What followed the launch of the Whisper were the most outrageous and funniest three years of my life. The kitchen table became the editor’s desk, and regular meetings of contributors were held in and among family dinner times. My mother, also an old journalist, loved the buzz of these editorial think-tanks, but erred on the side of caution, always fearful that we would be sued. Glass of Scotch in hand, she would wave her arms in dismay at many of our story ideas – especially ones that involved holding local politicians and public figures up to public ridicule. We ignored her advice, taking the ‘publish or perish’ point of view.
We attacked the local aldermen on council, the state government ministers and the opposition as well. We quickly managed to offend just about everyone – left-wing, right-wing, religious, conservative, feminist, arty, greenie – no group or individual was spared our scrutiny and undergraduate humour. Our local Liberal state member, Barry Morris, was a rotund man in his fifties who, several years after the Whisper days, was sent to Berrima jail for making threatening phone calls to a local alderman. Barry had a reputation as a bit of a bully boy, but we found him utterly benign. He was fond of his food, our Barry, and we frequently bumped into him at public events or functions that involved eating. Barry was always the first in line at any community sausage sizzle, so we established an editorial policy of only publishing photographs of him eating. It wasn’t difficult to achieve – Geoff and I carried our cameras with us everywhere and Barry even played up to the joke, posing with a slice of cake or a handful of hot chips every time he saw us approaching. He didn’t seem to feel at all threatened by us, unlike most of the other local politicians, who took our lampooning far too seriously.

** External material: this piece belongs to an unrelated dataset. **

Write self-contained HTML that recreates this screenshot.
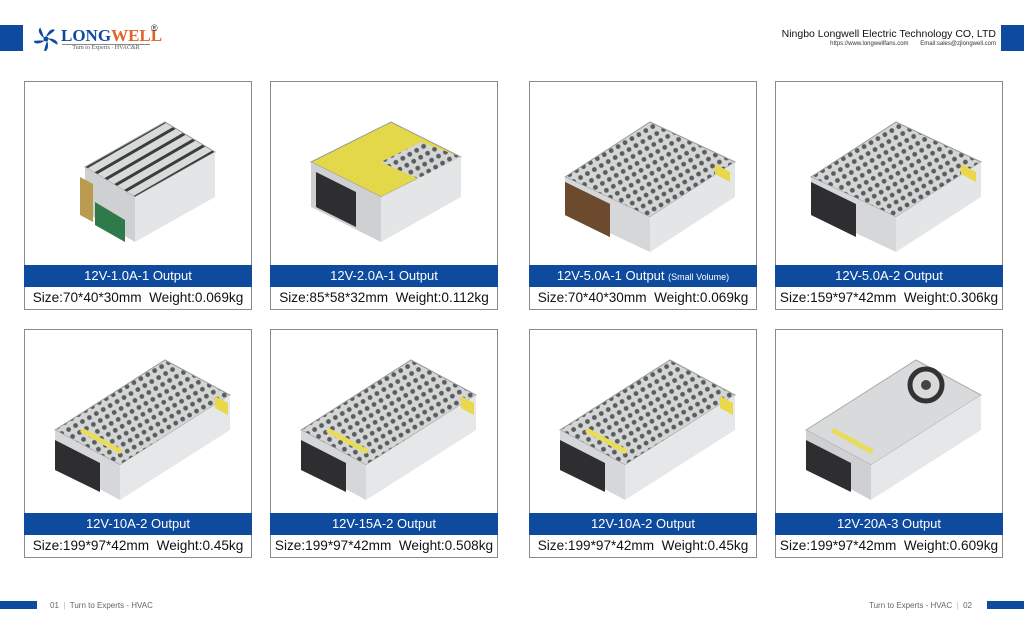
<!DOCTYPE html>
<html><head><meta charset="utf-8">
<style>
*{margin:0;padding:0;box-sizing:border-box}
body{width:1024px;height:634px;background:#fff;position:relative;overflow:hidden;font-family:"Liberation Sans",sans-serif}
.abs{position:absolute}
.img{position:absolute;border:1px solid #8a8a8a;background:#fff;width:228px;height:185px}
.tt{position:absolute;background:#0e4a9e;color:#fff;width:228px;height:22px;font-size:13px;line-height:22px;text-align:center}
.sz{position:absolute;border:1px solid #8a8a8a;border-top:none;width:228px;height:23px;font-size:13.6px;line-height:22px;text-align:center;color:#111;white-space:nowrap}
svg.p{position:absolute;left:0;top:0}
</style></head><body>
<svg width="0" height="0" style="position:absolute">
<defs>
<pattern id="holes" width="8" height="8" patternUnits="userSpaceOnUse" patternTransform="rotate(-30)">
<rect width="8" height="8" fill="#d4d6d6"/><circle cx="4" cy="4" r="2.4" fill="#5a5d60"/></pattern>
<pattern id="slots" width="10" height="10" patternUnits="userSpaceOnUse" patternTransform="rotate(-30)">
<rect width="10" height="10" fill="#d8d9d9"/><rect x="0" y="3" width="10" height="3" fill="#3a3c3e"/></pattern>
<g id="psu">
<polygon points="35,95 120,40 205,80 120,135" fill="url(#holes)" stroke="#999"/>
<polygon points="35,95 120,135 120,170 35,130" fill="#d6d7d8"/>
<polygon points="120,135 205,80 205,115 120,170" fill="#e4e5e6"/>
<polygon points="35,100 80,122 80,155 35,133" fill="#2e2e30"/>
<polygon points="185,82 200,90 200,100 185,92" fill="#e8d84a"/>
</g>
<g id="psu2">
<polygon points="30,100 140,30 205,65 95,135" fill="url(#holes)" stroke="#999"/>
<polygon points="30,100 95,135 95,170 30,135" fill="#d6d7d8"/>
<polygon points="95,135 205,65 205,100 95,170" fill="#e6e7e8"/>
<polygon points="30,110 75,133 75,162 30,140" fill="#2e2e30"/>
<polygon points="55,102 95,124 98,120 58,98" fill="#e9dc5a"/>
<polygon points="190,66 203,73 203,85 190,78" fill="#e8d84a"/>
</g>
</defs></svg>

<div class="abs" style="left:0;top:25px;width:23px;height:26px;background:#0e4a9e"></div>
<div class="abs" style="left:1001px;top:25px;width:23px;height:26px;background:#0e4a9e"></div>
<svg class="abs" style="left:34px;top:27px" width="24" height="24" viewBox="-12 -12 24 24">
<g fill="#0e4a9e"><path d="M0,-2 C2,-8 6,-11 9,-9 C6,-6 3,-4 0,-2Z"/><path d="M0,-2 C2,-8 6,-11 9,-9 C6,-6 3,-4 0,-2Z" transform="rotate(72)"/><path d="M0,-2 C2,-8 6,-11 9,-9 C6,-6 3,-4 0,-2Z" transform="rotate(144)"/><path d="M0,-2 C2,-8 6,-11 9,-9 C6,-6 3,-4 0,-2Z" transform="rotate(216)"/><path d="M0,-2 C2,-8 6,-11 9,-9 C6,-6 3,-4 0,-2Z" transform="rotate(288)"/><circle r="2.5"/></g></svg>
<div class="abs" style="left:61px;top:26px;font-family:'Liberation Serif',serif;font-weight:bold;font-size:17px;color:#0e4a9e">LONG<span style="color:#e0632a">WELL</span></div>
<div class="abs" style="left:151px;top:23px;font-size:9px;color:#333">®</div>
<div class="abs" style="left:62px;top:44px;width:88px;border-top:1px solid #888;font-size:6px;color:#555;text-align:center;font-family:'Liberation Serif',serif">Turn to Experts · HVAC&amp;R</div>

<div class="abs" style="right:28px;top:28px;font-size:10.5px;color:#111;white-space:nowrap">Ningbo Longwell Electric Technology CO, LTD</div>
<div class="abs" style="right:28px;top:41px;font-size:6px;color:#333;white-space:nowrap">https://www.longwellfans.com &nbsp; &nbsp; &nbsp; Email:sales@zjlongwell.com</div>

<!-- Row 1 -->
<div class="img" style="left:24px;top:81px"><svg class="p" width="228" height="185"><polygon points="60,85 140,40 190,70 110,115" fill="url(#slots)" stroke="#999"/><polygon points="60,85 110,115 110,160 60,130" fill="#cfd0d1"/><polygon points="110,115 190,70 190,115 110,160" fill="#e4e5e6"/><polygon points="70,120 100,138 100,160 70,143" fill="#2f7a4a"/><polygon points="55,95 68,102 68,140 55,133" fill="#b99a4e"/></svg></div>
<div class="tt" style="left:24px;top:265px">12V-1.0A-1 Output</div>
<div class="sz" style="left:24px;top:287px">Size:70*40*30mm&nbsp; Weight:0.069kg</div>

<div class="img" style="left:270px;top:81px"><svg class="p" width="228" height="185"><polygon points="40,80 120,40 190,75 110,115" fill="#e2d84a" stroke="#999"/><polygon points="110,80 150,60 190,75 150,98" fill="url(#holes)"/><polygon points="40,80 110,115 110,160 40,125" fill="#cfd0d1"/><polygon points="110,115 190,75 190,115 110,160" fill="#e4e5e6"/><polygon points="45,90 85,110 85,145 45,125" fill="#2e2e30"/></svg></div>
<div class="tt" style="left:270px;top:265px">12V-2.0A-1 Output</div>
<div class="sz" style="left:270px;top:287px">Size:85*58*32mm&nbsp; Weight:0.112kg</div>

<div class="img" style="left:529px;top:81px"><svg class="p" width="228" height="185"><use href="#psu"/><polygon points="35,100 80,122 80,155 35,133" fill="#6b4a2e"/></svg></div>
<div class="tt" style="left:529px;top:265px">12V-5.0A-1 Output <span style="font-size:9px">(Small Volume)</span></div>
<div class="sz" style="left:529px;top:287px">Size:70*40*30mm&nbsp; Weight:0.069kg</div>

<div class="img" style="left:775px;top:81px"><svg class="p" width="228" height="185"><use href="#psu"/></svg></div>
<div class="tt" style="left:775px;top:265px">12V-5.0A-2 Output</div>
<div class="sz" style="left:775px;top:287px">Size:159*97*42mm&nbsp; Weight:0.306kg</div>

<!-- Row 2 -->
<div class="img" style="left:24px;top:329px"><svg class="p" width="228" height="185"><use href="#psu2"/></svg></div>
<div class="tt" style="left:24px;top:513px">12V-10A-2 Output</div>
<div class="sz" style="left:24px;top:535px">Size:199*97*42mm&nbsp; Weight:0.45kg</div>

<div class="img" style="left:270px;top:329px"><svg class="p" width="228" height="185"><use href="#psu2"/></svg></div>
<div class="tt" style="left:270px;top:513px">12V-15A-2 Output</div>
<div class="sz" style="left:270px;top:535px">Size:199*97*42mm&nbsp; Weight:0.508kg</div>

<div class="img" style="left:529px;top:329px"><svg class="p" width="228" height="185"><use href="#psu2"/></svg></div>
<div class="tt" style="left:529px;top:513px">12V-10A-2 Output</div>
<div class="sz" style="left:529px;top:535px">Size:199*97*42mm&nbsp; Weight:0.45kg</div>

<div class="img" style="left:775px;top:329px"><svg class="p" width="228" height="185"><polygon points="30,100 140,30 205,65 95,135" fill="#d9dadb" stroke="#aaa"/><polygon points="30,100 95,135 95,170 30,135" fill="#cfd0d1"/><polygon points="95,135 205,65 205,100 95,170" fill="#e6e7e8"/><polygon points="30,110 75,133 75,162 30,140" fill="#2e2e30"/><circle cx="150" cy="55" r="16" fill="none" stroke="#333" stroke-width="5"/><circle cx="150" cy="55" r="5" fill="#444"/><polygon points="55,102 95,124 98,120 58,98" fill="#e9dc5a"/></svg></div>
<div class="tt" style="left:775px;top:513px">12V-20A-3 Output</div>
<div class="sz" style="left:775px;top:535px">Size:199*97*42mm&nbsp; Weight:0.609kg</div>

<!-- footer -->
<div class="abs" style="left:0;top:601px;width:37px;height:8px;background:#0e4a9e"></div>
<div class="abs" style="left:50px;top:601px;font-size:8px;color:#666;white-space:nowrap">01 <span style="color:#bbb">&nbsp;|&nbsp;</span> Turn to Experts - HVAC</div>
<div class="abs" style="right:52px;top:601px;font-size:8px;color:#666;white-space:nowrap">Turn to Experts - HVAC <span style="color:#bbb">&nbsp;|&nbsp;</span> 02</div>
<div class="abs" style="left:987px;top:601px;width:37px;height:8px;background:#0e4a9e"></div>
</body></html>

Getting the paper out every month was very much a family affair. My mum proofread and subedited the pages and reiterated her dismay at some of our more outrageous articles. David wrote a film column, Miriam posed for photographs for advertising and Aaron, wearing a baseball cap with the word ‘Shithead’ on the crown and a plastic dog turd on the brim, stood beside the then Liberal premier Nick Greiner while he was opening the annual Leura Fair. It made for an hilarious photograph. Mum (once more against her better instincts) even agreed to be photographed for our bumper Christmas edition in bed, clutching a flagon of sweet sherry, with Geoff dressed in a Santa Claus suit, with the headline ‘Santa Strikes Again’.

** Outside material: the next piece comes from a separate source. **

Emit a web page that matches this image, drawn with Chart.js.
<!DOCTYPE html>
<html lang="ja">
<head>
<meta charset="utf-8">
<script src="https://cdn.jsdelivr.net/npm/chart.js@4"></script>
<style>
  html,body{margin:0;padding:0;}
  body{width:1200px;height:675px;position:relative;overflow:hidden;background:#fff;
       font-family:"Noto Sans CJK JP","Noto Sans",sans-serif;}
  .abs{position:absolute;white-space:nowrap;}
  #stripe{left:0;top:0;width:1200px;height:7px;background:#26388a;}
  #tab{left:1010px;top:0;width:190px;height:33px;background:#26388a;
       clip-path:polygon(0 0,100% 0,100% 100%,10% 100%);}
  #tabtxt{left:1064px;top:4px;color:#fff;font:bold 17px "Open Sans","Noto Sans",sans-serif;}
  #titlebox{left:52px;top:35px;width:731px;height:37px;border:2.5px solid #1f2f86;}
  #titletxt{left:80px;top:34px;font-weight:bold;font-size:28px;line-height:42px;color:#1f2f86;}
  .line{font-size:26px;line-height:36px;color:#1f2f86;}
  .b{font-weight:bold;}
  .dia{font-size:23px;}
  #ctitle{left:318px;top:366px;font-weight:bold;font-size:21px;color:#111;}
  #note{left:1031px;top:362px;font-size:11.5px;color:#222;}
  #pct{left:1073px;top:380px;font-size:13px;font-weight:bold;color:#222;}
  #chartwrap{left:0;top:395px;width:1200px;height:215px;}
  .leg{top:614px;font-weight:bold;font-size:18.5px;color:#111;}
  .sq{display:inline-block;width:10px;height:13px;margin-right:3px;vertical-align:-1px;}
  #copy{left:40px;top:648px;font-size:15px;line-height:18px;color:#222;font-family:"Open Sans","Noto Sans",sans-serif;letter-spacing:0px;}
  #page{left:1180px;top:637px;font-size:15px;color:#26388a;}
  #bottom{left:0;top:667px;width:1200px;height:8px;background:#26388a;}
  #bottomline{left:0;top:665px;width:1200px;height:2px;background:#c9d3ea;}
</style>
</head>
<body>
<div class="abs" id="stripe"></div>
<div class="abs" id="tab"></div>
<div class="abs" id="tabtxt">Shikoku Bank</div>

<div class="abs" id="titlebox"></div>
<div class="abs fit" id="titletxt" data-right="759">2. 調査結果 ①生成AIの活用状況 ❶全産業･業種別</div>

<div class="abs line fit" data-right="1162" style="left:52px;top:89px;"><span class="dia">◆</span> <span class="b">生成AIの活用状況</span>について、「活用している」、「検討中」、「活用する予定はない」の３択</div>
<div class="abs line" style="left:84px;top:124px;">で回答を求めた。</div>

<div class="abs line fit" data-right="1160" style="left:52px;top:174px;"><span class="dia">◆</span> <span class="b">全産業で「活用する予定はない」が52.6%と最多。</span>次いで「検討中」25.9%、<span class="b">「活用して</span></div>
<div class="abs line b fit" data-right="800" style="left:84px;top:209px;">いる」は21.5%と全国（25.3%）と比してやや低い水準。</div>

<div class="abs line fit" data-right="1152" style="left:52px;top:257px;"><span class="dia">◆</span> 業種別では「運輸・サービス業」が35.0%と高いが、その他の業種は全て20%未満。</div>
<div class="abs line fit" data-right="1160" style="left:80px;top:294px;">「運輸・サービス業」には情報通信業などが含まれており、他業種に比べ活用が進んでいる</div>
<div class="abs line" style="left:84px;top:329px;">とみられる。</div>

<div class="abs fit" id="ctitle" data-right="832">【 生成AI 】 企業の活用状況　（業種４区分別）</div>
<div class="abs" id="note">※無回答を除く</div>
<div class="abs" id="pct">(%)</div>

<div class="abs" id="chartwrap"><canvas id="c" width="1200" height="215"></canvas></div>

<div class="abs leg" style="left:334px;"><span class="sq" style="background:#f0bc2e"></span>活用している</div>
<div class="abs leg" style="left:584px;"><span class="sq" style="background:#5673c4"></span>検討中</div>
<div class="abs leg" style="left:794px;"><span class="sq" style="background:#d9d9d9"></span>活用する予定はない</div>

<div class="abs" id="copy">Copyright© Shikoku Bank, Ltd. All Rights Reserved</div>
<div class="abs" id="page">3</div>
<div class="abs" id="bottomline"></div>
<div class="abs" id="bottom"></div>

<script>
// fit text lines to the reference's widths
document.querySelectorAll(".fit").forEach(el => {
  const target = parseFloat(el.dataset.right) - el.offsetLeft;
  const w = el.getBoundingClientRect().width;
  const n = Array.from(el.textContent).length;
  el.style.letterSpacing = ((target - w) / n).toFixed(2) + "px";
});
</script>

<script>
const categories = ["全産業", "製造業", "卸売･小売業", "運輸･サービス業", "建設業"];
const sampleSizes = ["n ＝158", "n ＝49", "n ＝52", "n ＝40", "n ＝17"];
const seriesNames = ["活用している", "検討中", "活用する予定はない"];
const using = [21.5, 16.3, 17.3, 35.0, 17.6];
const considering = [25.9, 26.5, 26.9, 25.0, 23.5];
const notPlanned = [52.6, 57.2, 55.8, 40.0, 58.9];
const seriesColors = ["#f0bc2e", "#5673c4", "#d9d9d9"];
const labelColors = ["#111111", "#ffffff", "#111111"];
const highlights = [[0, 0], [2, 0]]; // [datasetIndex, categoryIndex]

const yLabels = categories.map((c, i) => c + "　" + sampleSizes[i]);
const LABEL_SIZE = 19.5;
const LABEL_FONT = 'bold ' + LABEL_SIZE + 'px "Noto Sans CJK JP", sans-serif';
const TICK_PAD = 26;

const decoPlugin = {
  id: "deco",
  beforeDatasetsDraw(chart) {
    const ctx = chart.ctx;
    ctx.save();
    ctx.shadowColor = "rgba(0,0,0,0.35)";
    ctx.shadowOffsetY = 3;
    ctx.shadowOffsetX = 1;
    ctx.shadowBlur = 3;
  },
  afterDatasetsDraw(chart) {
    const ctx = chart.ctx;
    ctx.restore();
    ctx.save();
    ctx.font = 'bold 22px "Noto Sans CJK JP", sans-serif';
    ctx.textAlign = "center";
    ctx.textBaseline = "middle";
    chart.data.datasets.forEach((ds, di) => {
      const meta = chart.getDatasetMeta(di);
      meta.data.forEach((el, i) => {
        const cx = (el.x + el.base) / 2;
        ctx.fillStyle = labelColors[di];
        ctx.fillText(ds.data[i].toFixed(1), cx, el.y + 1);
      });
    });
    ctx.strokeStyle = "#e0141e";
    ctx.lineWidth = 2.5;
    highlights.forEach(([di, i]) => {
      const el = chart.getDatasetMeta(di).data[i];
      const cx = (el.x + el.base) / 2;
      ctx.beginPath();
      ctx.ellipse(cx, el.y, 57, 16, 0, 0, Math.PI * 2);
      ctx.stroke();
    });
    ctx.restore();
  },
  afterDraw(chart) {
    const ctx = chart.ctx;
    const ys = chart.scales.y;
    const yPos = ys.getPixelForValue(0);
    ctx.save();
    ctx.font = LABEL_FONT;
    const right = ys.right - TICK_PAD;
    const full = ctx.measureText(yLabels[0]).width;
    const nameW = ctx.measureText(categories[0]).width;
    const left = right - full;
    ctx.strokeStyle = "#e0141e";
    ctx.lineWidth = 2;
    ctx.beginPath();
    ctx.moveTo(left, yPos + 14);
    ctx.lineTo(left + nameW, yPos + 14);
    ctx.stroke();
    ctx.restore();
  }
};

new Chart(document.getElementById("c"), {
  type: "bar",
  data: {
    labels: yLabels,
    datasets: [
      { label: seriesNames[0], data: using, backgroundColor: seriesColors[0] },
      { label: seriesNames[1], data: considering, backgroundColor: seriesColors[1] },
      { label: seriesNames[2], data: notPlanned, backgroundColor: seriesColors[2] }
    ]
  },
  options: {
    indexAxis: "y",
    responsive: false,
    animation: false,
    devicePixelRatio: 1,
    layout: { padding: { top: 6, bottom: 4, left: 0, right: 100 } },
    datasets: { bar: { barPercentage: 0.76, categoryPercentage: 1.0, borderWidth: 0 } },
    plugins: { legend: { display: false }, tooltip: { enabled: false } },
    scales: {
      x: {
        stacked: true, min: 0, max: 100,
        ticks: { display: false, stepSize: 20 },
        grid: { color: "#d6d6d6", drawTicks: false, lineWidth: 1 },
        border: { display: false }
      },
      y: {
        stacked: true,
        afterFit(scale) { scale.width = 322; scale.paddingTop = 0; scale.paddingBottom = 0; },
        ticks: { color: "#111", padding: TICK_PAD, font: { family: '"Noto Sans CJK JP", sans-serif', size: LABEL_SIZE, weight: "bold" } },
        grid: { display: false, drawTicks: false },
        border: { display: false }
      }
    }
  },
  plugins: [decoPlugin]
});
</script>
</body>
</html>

Geoff took photographs and wrote various columns, including a restaurant review and his regular ‘Wasted Days’ monologue, which developed a bit of a cult following. Sydney broadcasters such as Margaret Throsby and David Spicer would regularly quote from our pages on morning radio.

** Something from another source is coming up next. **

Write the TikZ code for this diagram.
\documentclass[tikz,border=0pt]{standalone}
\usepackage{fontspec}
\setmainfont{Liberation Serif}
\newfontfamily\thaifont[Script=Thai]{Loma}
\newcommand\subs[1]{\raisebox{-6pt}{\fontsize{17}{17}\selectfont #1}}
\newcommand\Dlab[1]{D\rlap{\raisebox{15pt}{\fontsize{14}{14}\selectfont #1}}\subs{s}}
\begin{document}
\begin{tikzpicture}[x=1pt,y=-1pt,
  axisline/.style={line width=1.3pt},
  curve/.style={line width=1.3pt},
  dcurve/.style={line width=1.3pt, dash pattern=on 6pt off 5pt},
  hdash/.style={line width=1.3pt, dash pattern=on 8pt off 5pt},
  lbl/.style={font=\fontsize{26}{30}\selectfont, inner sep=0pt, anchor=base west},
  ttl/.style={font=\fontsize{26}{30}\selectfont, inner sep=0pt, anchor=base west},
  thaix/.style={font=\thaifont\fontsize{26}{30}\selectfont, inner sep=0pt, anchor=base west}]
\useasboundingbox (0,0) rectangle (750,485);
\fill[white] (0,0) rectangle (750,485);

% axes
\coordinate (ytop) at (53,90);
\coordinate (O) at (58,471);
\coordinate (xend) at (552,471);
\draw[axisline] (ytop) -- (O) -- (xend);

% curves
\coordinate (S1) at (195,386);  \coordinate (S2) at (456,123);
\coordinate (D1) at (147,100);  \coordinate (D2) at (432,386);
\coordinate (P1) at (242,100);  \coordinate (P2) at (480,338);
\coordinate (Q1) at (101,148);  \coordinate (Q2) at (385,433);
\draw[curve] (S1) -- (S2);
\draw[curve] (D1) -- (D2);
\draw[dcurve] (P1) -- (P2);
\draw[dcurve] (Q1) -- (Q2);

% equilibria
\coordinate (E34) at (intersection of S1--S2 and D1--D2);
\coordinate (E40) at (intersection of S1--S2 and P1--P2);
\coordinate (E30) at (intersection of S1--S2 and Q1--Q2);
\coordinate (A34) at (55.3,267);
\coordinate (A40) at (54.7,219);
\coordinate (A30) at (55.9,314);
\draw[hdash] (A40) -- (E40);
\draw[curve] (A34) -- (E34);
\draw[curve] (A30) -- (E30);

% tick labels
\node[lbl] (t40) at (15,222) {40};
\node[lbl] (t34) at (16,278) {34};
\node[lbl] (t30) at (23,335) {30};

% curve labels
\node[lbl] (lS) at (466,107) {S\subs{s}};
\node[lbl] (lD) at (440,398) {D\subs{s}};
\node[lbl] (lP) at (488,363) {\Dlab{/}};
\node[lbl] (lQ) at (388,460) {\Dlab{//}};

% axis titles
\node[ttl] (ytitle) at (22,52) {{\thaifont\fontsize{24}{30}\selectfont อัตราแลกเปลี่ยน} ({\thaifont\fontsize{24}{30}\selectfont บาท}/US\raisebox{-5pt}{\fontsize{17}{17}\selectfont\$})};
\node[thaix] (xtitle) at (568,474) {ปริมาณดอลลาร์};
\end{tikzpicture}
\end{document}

Amazingly, we did get good advertising support from local business, including one of the most prominent real estate agencies in Katoomba, and we managed to cover our costs with enough left over for the odd bottle of wine or two.
Sad to say, eventually our high jinks got us into trouble – serious trouble in the Supreme Court, with a defamation suit slapped on us by three local politicians who failed to appreciate the humour of our scribblings. It didn’t stop us – in fact it made us even more outrageous, but eventually we ran out of puff because of time commitments. All of us needed to have ‘proper jobs’ to keep the wolf from the door, allowing less and less time for our Whisper antics. The defamation suit was settled out of court (thank heavens we had good insurance) and the Whisper faded away, we like to think with dignity.
It certainly was one of the most creatively charged and high-spirited times of my life, and thinking back to it reminds me of the naughty streak that I have never really managed to suppress. And that, eventually, being naughty will get you into trouble!